Ёсивара-гейши должны были иметь музыкальное образование, поскольку для других задач здесь было множество имеющих к этому природный талант девушек…
Лишь те из гостей, что посещали здешние чайные, действительно интересовались искусством и наслаждались царящей там атмосферой. Эту своеобразную атмосферу в старом Ёсивара следует хоть немного описать.
Как только вы проходите через огромные черные лакированные ворота и оказываетесь в Ёсивара, перед вами открываются выстроившиеся в ряд чайные домики. Посередине улицы тянутся вперемежку ивы и вишни, между ними высятся огромные каменные фонари, как в святилище Касуга.
Я полагаю, что наименование Карюкай, «мир цветов и ив», ведет свое происхождение оттуда. Позже сложили песню, где поется о матушке «цветочного квартала», но я думаю, что это более современное название. Мы довольно часто прибегали к понятию «квартал цветов и ив», но никогда не говорили только о «цветочном квартале». Но, как видим, смысл слов со временем меняется.
Приезжая в Ёсивара, мы устремлялись на первый этаж «Каноя». Убранство там было не столь изысканное, как в первоклассных чайных Симбаси. Оно скорее походило на обстановку обычных жилых комнат. Едва попадаешь туда, на столе уже стоит сакэ, а ёсивара-гейши начинают развлекать вас музыкальным представлением одзацуки.
Во время одзацуки играют на сямисэне, на большом и малом барабанах и на флейте светлые, сулящие счастье мелодии, и вами овладевает приподнятое, слегка щемящее сердце настроение.
Напоследок мы чаще всего посещали какое-нибудь большое увеселительное заведение вроде «Ка-доэби», «Уголкреветок».
Эти большие увеселительные заведения уже существовали с эпохи Эдо. Куртизанки носили высоко взбитые прически и роскошные кимоно, как в старину, подобно играющим сейчас в театре роли куртизанок актрисам.
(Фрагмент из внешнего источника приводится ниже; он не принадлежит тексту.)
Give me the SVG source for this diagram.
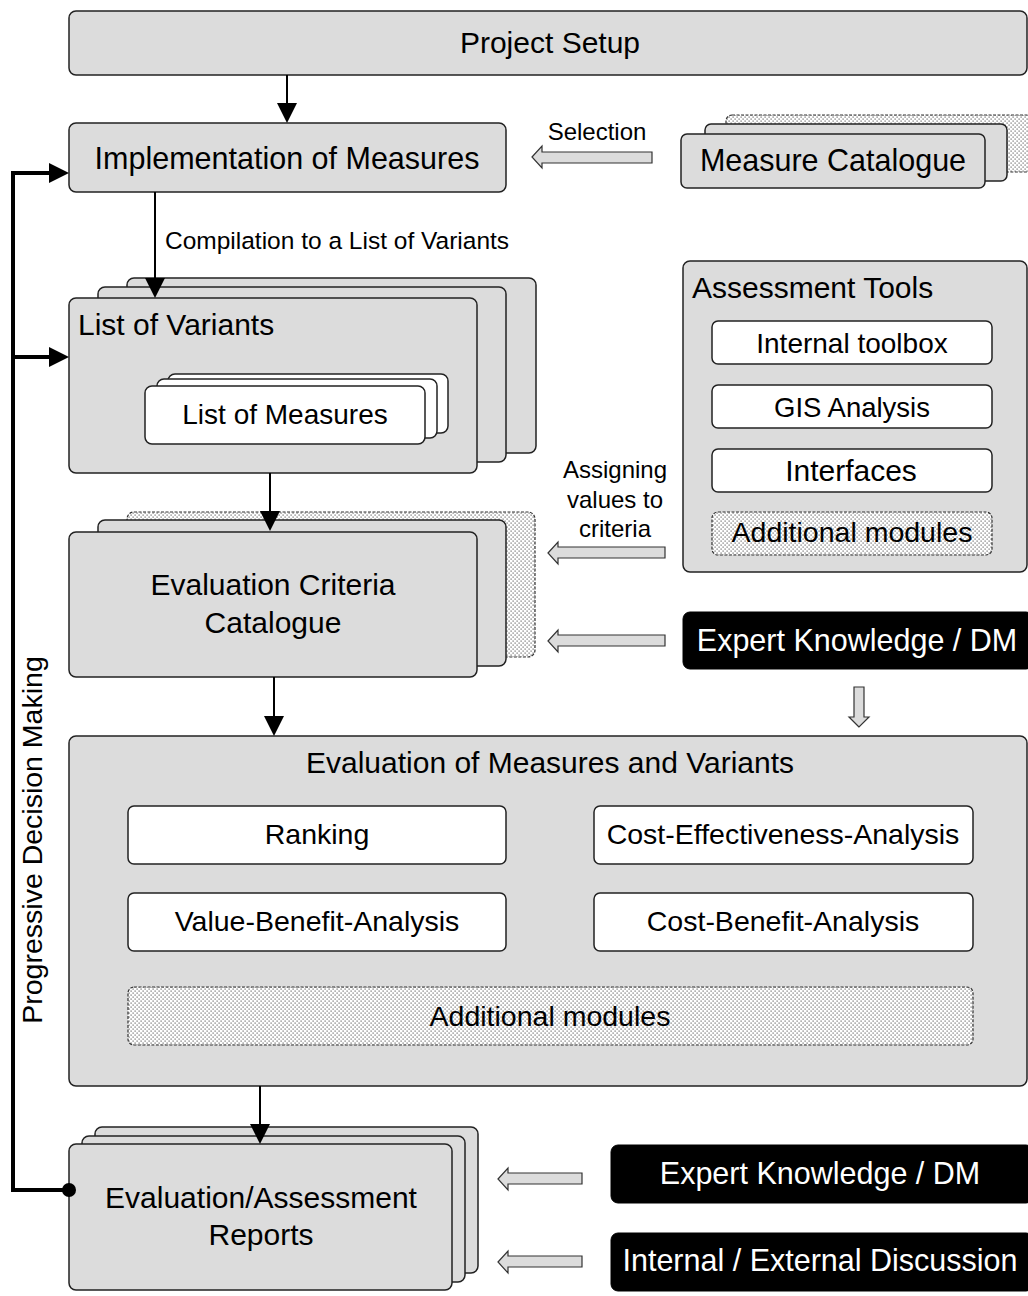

Тогда общество господам Сайдзё и Хоригути составляли куртизанки, однако сами господа позже вечером возвращались с нами в Сим-баси. Их привлекали не столько куртизанки, сколько та, близкая им, традиционная атмосфера, что царила в «Углу креветок». По этой причине они и отправлялись туда вместе с нами.
Куртизанки сидели на пухлых больших подушках, тогда как даже самые высокопоставленные гейши этого никогда не позволяли себе. Смысл подобного поведения состоял, пожалуй, в том, что куртизанка, пусть даже на один вечер, брала на себя роль супруги своего клиента, что, разумеется, было недопустимо для гейши.
Поэтому я была очень удивлена, когда однажды вечером (в мае 1983 года) увидела по телевидению гейшу, сидящую на такой вот подушке. Помимо этого, у нее были накрашенные ногти, кольцо на руке, которой она водила по струнам сямисэна, и наручные часы… Все это вовсе не сочеталось с обликом гейши.
Раньше многих молодых девушек из бедных крестьянских семей в северной Японии продавали в Ёсивара, и некоторые клиенты приходили в ужас, когда их прекрасная куртизанка открывала рот и начинал звучать северояпонский говор. В отличие от нынешних времен, когда через телевидение получил распространение стандартный японский язык, жители северо-востока еще говорили на чистейшем диалекте сусу, и Оцудзи Сиро мог вызвать у нас гомерический смех, когда начинал ему подражать. Чем красивей была девушка, тем сильнее было потрясение, когда она говорила на ужасном наречии сусу.